El resultado es una parálisis total. El debate sobre la justicia tributaria se degrada en un intercambio de acusaciones, y el Pacto Fiscal muere antes de nacer. Esta parálisis no es inocua: sin nuevos recursos, las demandas sociales insatisfechas crecen, el Estado pierde capacidad de respuesta y la polarización se intensifica. La desconfianza ya no se dirige solo hacia las élites, sino hacia todo el sistema político, abonando el terreno para liderazgos populistas que prometen arrasar con una institucionalidad percibida como corrupta e inoperante. En este futuro, el “error” de Etcheberry no solo cuesta millones en impuestos no recaudados, sino que fractura aún más la convivencia democrática.
La trayectoria que siga Chile dependerá de cuál de las narrativas en pugna logre imponerse.
El caso Etcheberry resuena con otros escándalos del pasado reciente, desde los “perdonazos” tributarios a grandes empresas hasta los casos de financiamiento irregular de la política. La historia de Chile está marcada por estos ciclos de indignación que, a menudo, terminan en soluciones superficiales que mantienen intacta la estructura subyacente de la desigualdad ante la ley.

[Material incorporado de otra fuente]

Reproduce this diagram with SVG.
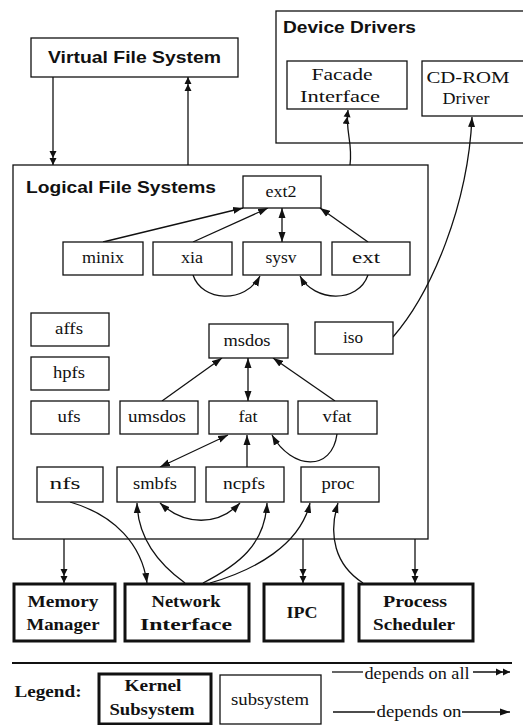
<svg xmlns="http://www.w3.org/2000/svg" width="523" height="725" viewBox="0 0 523 725">
<defs>
<marker id="a1" markerUnits="userSpaceOnUse" markerWidth="12" markerHeight="8" refX="10" refY="4" orient="auto-start-reverse"><path d="M0,0.5 L10,4 L0,7.5 z" fill="#111"/></marker>
<marker id="a2" markerUnits="userSpaceOnUse" markerWidth="16" markerHeight="8" refX="14" refY="4" orient="auto-start-reverse"><path d="M0,0.5 L7,4 L0,7.5 z M7,0.5 L14,4 L7,7.5 z" fill="#111"/></marker>
<style>
.box{fill:#fff;stroke:#111;stroke-width:1.3}
.cont{fill:none;stroke:#111;stroke-width:1.3}
.kern{fill:#fff;stroke:#111;stroke-width:3}
.t{font-family:"Liberation Serif","Times New Roman",serif;font-size:16px;fill:#111;text-anchor:middle}
.k{font-family:"Liberation Serif","Times New Roman",serif;font-size:17px;font-weight:bold;fill:#111;text-anchor:middle}
.h{font-family:"Liberation Sans",Arial,sans-serif;font-size:17px;font-weight:bold;fill:#111}
.c{fill:none;stroke:#111;stroke-width:1.3}
.s{marker-end:url(#a1)}
.d{marker-end:url(#a2)}
.b{marker-start:url(#a1);marker-end:url(#a1)}
</style>
</defs>
<rect width="523" height="725" fill="#fff"/>

<g id="device-drivers">
<rect class="cont" x="276" y="11" width="250" height="132"/>
<text class="h" x="283" y="33" textLength="133" lengthAdjust="spacingAndGlyphs">Device Drivers</text>
</g>
<g id="logical-file-systems">
<rect class="cont" x="13" y="165" width="415" height="374"/>
<text class="h" x="26" y="193" textLength="190" lengthAdjust="spacingAndGlyphs">Logical File Systems</text>
</g>

<g id="connectors">
<path class="c d" d="M53,77 L53,165"/>
<path class="c d" d="M188,165 L188,77"/>
<path class="c d" d="M350,165 C353,142 345,132 348,110"/>
<path class="c s" d="M393,337 C432,292 468,205 472,117"/>
<path class="c s" d="M103,242 L243,208"/>
<path class="c s" d="M193,242 L268,208"/>
<path class="c b" d="M282,242 L282,208"/>
<path class="c s" d="M368,242 L320,208"/>
<path class="c s" d="M193,275 C202,302 245,304 260,276"/>
<path class="c s" d="M368,275 C358,304 314,302 300,276"/>
<path class="c s" d="M162,401 L222,358"/>
<path class="c b" d="M248,401 L248,358"/>
<path class="c s" d="M335,401 L273,358"/>
<path class="c b" d="M160,467 L228,435"/>
<path class="c s" d="M247,467 L247,435"/>
<path class="c s" d="M337,434 C332,472 292,470 272,435"/>
<path class="c d" d="M64,539 L64,583"/>
<path class="c d" d="M303,539 L303,583"/>
<path class="c d" d="M415,539 L415,583"/>
<path class="c s" d="M70,502 C115,515 142,545 147,583"/>
<path class="c s" d="M185,583 C160,565 138,540 137,503"/>
<path class="c b" d="M160,503 C185,526 218,526 240,503"/>
<path class="c s" d="M203,583 C238,565 265,545 267,503"/>
<path class="c s" d="M210,583 C255,570 300,545 310,503"/>
<path class="c s" d="M363,583 C335,565 328,535 338,503"/>
</g>

<g id="vfs"><rect class="box" x="31" y="38" width="207" height="39"/><text class="h" x="48" y="63" textLength="173" lengthAdjust="spacingAndGlyphs">Virtual File System</text></g>
<g id="facade"><rect class="box" x="287" y="61" width="120" height="48"/><text class="t" x="342" y="80" textLength="61" lengthAdjust="spacingAndGlyphs">Facade</text><text class="t" x="340" y="102" textLength="80" lengthAdjust="spacingAndGlyphs">Interface</text></g>
<g id="cdrom"><rect class="box" x="422" y="61" width="104" height="55"/><text class="t" x="468" y="83" textLength="83" lengthAdjust="spacingAndGlyphs">CD-ROM</text><text class="t" x="466" y="104" textLength="47" lengthAdjust="spacingAndGlyphs">Driver</text></g>

<g id="ext2"><rect class="box" x="243" y="176" width="78" height="32"/><text class="t" x="281" y="197" textLength="31" lengthAdjust="spacingAndGlyphs">ext2</text></g>
<g id="minix"><rect class="box" x="63" y="242" width="80" height="33"/><text class="t" x="103" y="263" textLength="42" lengthAdjust="spacingAndGlyphs">minix</text></g>
<g id="xia"><rect class="box" x="153" y="242" width="79" height="33"/><text class="t" x="192" y="263" textLength="22" lengthAdjust="spacingAndGlyphs">xia</text></g>
<g id="sysv"><rect class="box" x="243" y="242" width="78" height="33"/><text class="t" x="281" y="263" textLength="31" lengthAdjust="spacingAndGlyphs">sysv</text></g>
<g id="ext"><rect class="box" x="332" y="242" width="78" height="33"/><text class="t" x="366" y="263" textLength="28" lengthAdjust="spacingAndGlyphs">ext</text></g>

<g id="affs"><rect class="box" x="31" y="313" width="78" height="33"/><text class="t" x="69" y="334" textLength="28" lengthAdjust="spacingAndGlyphs">affs</text></g>
<g id="hpfs"><rect class="box" x="31" y="357" width="78" height="33"/><text class="t" x="69" y="378" textLength="32" lengthAdjust="spacingAndGlyphs">hpfs</text></g>
<g id="ufs"><rect class="box" x="31" y="401" width="78" height="33"/><text class="t" x="69" y="422" textLength="23" lengthAdjust="spacingAndGlyphs">ufs</text></g>
<g id="msdos"><rect class="box" x="209" y="324" width="79" height="34"/><text class="t" x="247" y="346" textLength="47" lengthAdjust="spacingAndGlyphs">msdos</text></g>
<g id="iso"><rect class="box" x="315" y="322" width="78" height="32"/><text class="t" x="353" y="343" textLength="20" lengthAdjust="spacingAndGlyphs">iso</text></g>
<g id="umsdos"><rect class="box" x="120" y="401" width="78" height="33"/><text class="t" x="157" y="422" textLength="58" lengthAdjust="spacingAndGlyphs">umsdos</text></g>
<g id="fat"><rect class="box" x="209" y="401" width="79" height="33"/><text class="t" x="248" y="422" textLength="19" lengthAdjust="spacingAndGlyphs">fat</text></g>
<g id="vfat"><rect class="box" x="298" y="401" width="79" height="33"/><text class="t" x="337" y="422" textLength="29" lengthAdjust="spacingAndGlyphs">vfat</text></g>

<g id="nfs"><rect class="box" x="37" y="467" width="66" height="35"/><text class="t" x="65" y="489" textLength="31" lengthAdjust="spacingAndGlyphs">nfs</text></g>
<g id="smbfs"><rect class="box" x="117" y="467" width="78" height="35"/><text class="t" x="155" y="489" textLength="44" lengthAdjust="spacingAndGlyphs">smbfs</text></g>
<g id="ncpfs"><rect class="box" x="206" y="467" width="78" height="35"/><text class="t" x="244" y="489" textLength="42" lengthAdjust="spacingAndGlyphs">ncpfs</text></g>
<g id="proc"><rect class="box" x="301" y="467" width="78" height="35"/><text class="t" x="338" y="489" textLength="33" lengthAdjust="spacingAndGlyphs">proc</text></g>

<g id="memory-manager"><rect class="kern" x="14" y="584" width="101" height="57"/><text class="k" x="63" y="607" textLength="71" lengthAdjust="spacingAndGlyphs">Memory</text><text class="k" x="63" y="630" textLength="73" lengthAdjust="spacingAndGlyphs">Manager</text></g>
<g id="network-interface"><rect class="kern" x="125" y="584" width="124" height="57"/><text class="k" x="186" y="607" textLength="69" lengthAdjust="spacingAndGlyphs">Network</text><text class="k" x="186" y="630" textLength="92" lengthAdjust="spacingAndGlyphs">Interface</text></g>
<g id="ipc"><rect class="kern" x="264" y="584" width="79" height="57"/><text class="k" x="302" y="618" textLength="31" lengthAdjust="spacingAndGlyphs">IPC</text></g>
<g id="process-scheduler"><rect class="kern" x="359" y="584" width="114" height="57"/><text class="k" x="415" y="607" textLength="64" lengthAdjust="spacingAndGlyphs">Process</text><text class="k" x="414" y="630" textLength="82" lengthAdjust="spacingAndGlyphs">Scheduler</text></g>

<g id="legend">
<line x1="12" y1="663" x2="512" y2="663" stroke="#111" stroke-width="2"/>
<text class="k" x="48" y="697" font-size="16" textLength="67" lengthAdjust="spacingAndGlyphs">Legend:</text>
<rect class="kern" x="99" y="674" width="112" height="50"/>
<text class="k" x="153" y="691" font-size="16" textLength="57" lengthAdjust="spacingAndGlyphs">Kernel</text>
<text class="k" x="152" y="715" font-size="16" textLength="85" lengthAdjust="spacingAndGlyphs">Subsystem</text>
<rect class="box" x="220" y="675" width="101" height="49"/>
<text class="t" x="270" y="705" textLength="78" lengthAdjust="spacingAndGlyphs">subsystem</text>
<line class="c" x1="332" y1="672" x2="363" y2="672"/>
<text class="t" x="417" y="679" textLength="105" lengthAdjust="spacingAndGlyphs">depends on all</text>
<line class="c d" x1="473" y1="672" x2="510" y2="672"/>
<line class="c" x1="333" y1="712" x2="375" y2="712"/>
<text class="t" x="419" y="717" textLength="85" lengthAdjust="spacingAndGlyphs">depends on</text>
<line class="c s" x1="462" y1="712" x2="510" y2="712"/>
</g>
</svg>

El futuro más plausible parece ser un híbrido entre el escenario 1 y el 3: una solución cosmética para el caso individual, acompañada de una intensa polarización política que dificultará cualquier avance sustantivo. Sin embargo, el escenario 2, el de la reforma catalizadora, sigue siendo una posibilidad latente. Su materialización no dependerá de los actores políticos, sino de la capacidad de la ciudadanía para transformar la indignación momentánea en una exigencia sostenida de transparencia y equidad. La pregunta final, abierta y crítica, es si esta vez el eco de la historia impulsará un cambio real o si simplemente añadirá otra capa de desconfianza al ya frágil edificio social chileno.